My current PhD project is designing a hardware based search accelerator. Essentially, it will be like a graphics/audio co-processor, that will accelerate search algorithms. The surprising thing that I had encountered when I first started on this project more than 1 year ago, was that there is very little prior-art and literature on this matter. There is a lot of work done on hardware engines that sped up different things that would contribute to search, but there didn’t seem to be a comprehensive look at a new architecture to speed up search algorithms.
So, I thought, why not? We all know that search is an integral part of modern computing. It’s so integral that it is working itself downstream, from the back-end enterprise servers onto a user desktop today. Everyone can and will benefit from search acceleration. Therefore, it makes sense to try to design a processor architecture that has search in mind. There are several characteristics of search architectures that modern microprocessor architectures aren’t handling in the best method.
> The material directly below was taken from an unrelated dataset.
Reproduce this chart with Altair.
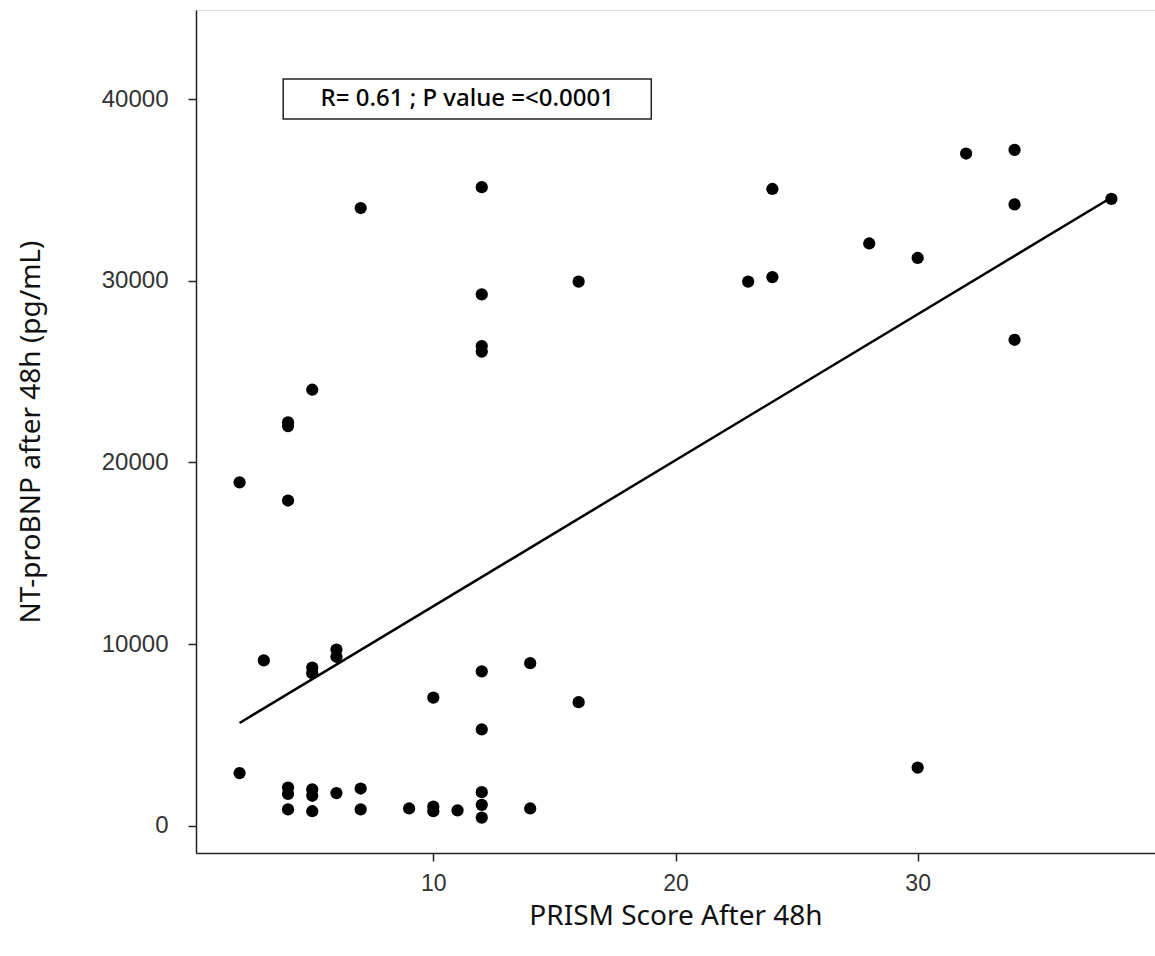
import altair as alt
import pandas as pd

# PRISM score after 48h (x) and NT-proBNP after 48h (y)
prism = [2, 2,
         3,
         4, 4, 4, 4, 4, 4,
         5, 5, 5, 5, 5, 5,
         6, 6, 6,
         7, 7, 7,
         9,
         10, 10, 10,
         11,
         12, 12, 12, 12, 12, 12, 12, 12, 12,
         14, 14,
         16, 16,
         23,
         24, 24,
         28,
         30, 30,
         32,
         34, 34, 34,
         38]
ntprobnp = [18900, 2900,
            9100,
            22200, 22000, 17900, 2100, 1750, 900,
            24000, 8700, 8400, 2000, 1650, 800,
            9700, 9300, 1800,
            34000, 2050, 900,
            950,
            7050, 1050, 800,
            850,
            35150, 29250, 26400, 26100, 8500, 5300, 1850, 1150, 450,
            8950, 950,
            29950, 6800,
            29950,
            35050, 30200,
            32050,
            31250, 3200,
            37000,
            37200, 34200, 26750,
            34500]

annot_text = ["R= 0.61 ; P value =<0.0001"]
annot_x = [11.4]
annot_y = [40000]

df = pd.DataFrame({"x": prism, "y": ntprobnp})
ann = pd.DataFrame({"label": annot_text, "x": annot_x, "y": annot_y})

TITLE_FONT = "Noto Sans"
LABEL_FONT = "Liberation Sans"

xscale = alt.Scale(domain=[0.2, 39.8], nice=False, zero=False)
yscale = alt.Scale(domain=[-1500, 44900], nice=False, zero=False)

xaxis = alt.Axis(
    title="PRISM Score After 48h", values=[10, 20, 30], grid=False,
    domainColor="#222222", domainWidth=1.5, tickColor="#222222", tickWidth=1.5,
    tickSize=8, labelFont=LABEL_FONT, labelFontSize=23, labelColor="#333333",
    labelPadding=11, titleFont=TITLE_FONT, titleFontSize=28, titleFontWeight="normal",
    titleColor="#111111", titlePadding=7,
)
yaxis = alt.Axis(
    title="NT-proBNP after 48h (pg/mL)", values=[0, 10000, 20000, 30000, 40000],
    grid=False, format="d",
    domainColor="#222222", domainWidth=1.5, tickColor="#222222", tickWidth=1.5,
    tickSize=8, labelFont=LABEL_FONT, labelFontSize=24, labelColor="#333333",
    labelPadding=20, titleFont=TITLE_FONT, titleFontSize=28, titleFontWeight="normal",
    titleColor="#111111", titlePadding=56,
)

base = alt.Chart(df)

points = base.mark_circle(size=150, color="black", opacity=1).encode(
    x=alt.X("x:Q", scale=xscale, axis=xaxis),
    y=alt.Y("y:Q", scale=yscale, axis=yaxis),
)

line = base.transform_regression("x", "y", extent=[2, 38]).mark_line(
    color="black", strokeWidth=2.5
).encode(
    x=alt.X("x:Q", scale=xscale),
    y=alt.Y("y:Q", scale=yscale),
)

box = alt.Chart(ann).mark_text(
    font=TITLE_FONT, fontSize=24, fontWeight=500, color="black",
    align="center", baseline="middle"
).encode(
    x=alt.X("x:Q", scale=xscale),
    y=alt.Y("y:Q", scale=yscale),
    text="label:N",
)

rect = alt.Chart(ann).mark_rect(
    fill="white", stroke="#222222", strokeWidth=1.5
).encode(
    x=alt.X("x:Q", scale=xscale),
    y=alt.Y("y:Q", scale=yscale),
    x2=alt.X2("x_lo:Q"),
    y2=alt.Y2("y_lo:Q"),
).transform_calculate(
    x_lo="datum.x - 7.6", y_lo="datum.y - 1100"
).transform_calculate(
    x="datum.x + 7.6", y="datum.y + 1100"
)

chart = alt.layer(rect, box, points, line).properties(
    width=959, height=843,
    autosize=alt.AutoSizeParams(type="none"),
    padding={"left": 196, "top": 10, "right": 0, "bottom": 103},
).configure_view(stroke=None).configure(background="white")

chart.save("out.html", embed_options={"renderer": "svg", "actions": False})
So, what are the major bottlenecks of running a search algorithm on a general purpose processor? Please keep in mind that I’m not a CompSci student. So, my knowledge in these matters is limited. However, I started my approach by looking at algorithms and data structures. After reading up on these topics, I have found some angles to attack the problem from.
- Processor Architecture
General purpose processors (GPP) aren’t designed to handle algorithms quickly. This isn’t much of a discovery as everyone knows that the GPP isn’t optimised for specific applications but made to be a Jack of all trades. So, we can attack this problem by reducing the processor architecture and changing it into something more suited to handling algorithms.
- Memory Architecture
All algorithms are N-bound operations. In the case of search algorithms, they are bound by the number of records that need to be parsed through. Due to limitations in memory technology, getting at these records may prove to be expensive. The method used to speed up memory access is caching. However, present day caches exploit temporal and spatial locality of reference. In the case of search algorithms, there isn’t much temporal locality as once a record has been parsed through, it is rarely needed again. So, we can attack this problem by designing a new cache architecture that takes structural locality into account.
- Search Operations
Search operations perform some sort of comparison against a key and then do something if it matches the comparison criterion. In GPPs, these are typically implemented as conditional branch instructions. Even with the advances made in branch prediction technology, branching is still an expensive operation, whether in time or transistors. So, we can attack this problem by designing an architecture that reduces branches and makes branching cheap.
So, hopefully, by attacking the problem from these different angles, I would be able to design a processor architecture that is suitable for speeding up search algorithms. I’m not sure how much of a speed up I can hope to obtain. However, I’m hoping that it will more than double the search performance, when compared to a standard processor architecture. As with all my other processor designs, I plan to keep my design elegantly simple, small and fast. This is proving to be the problem.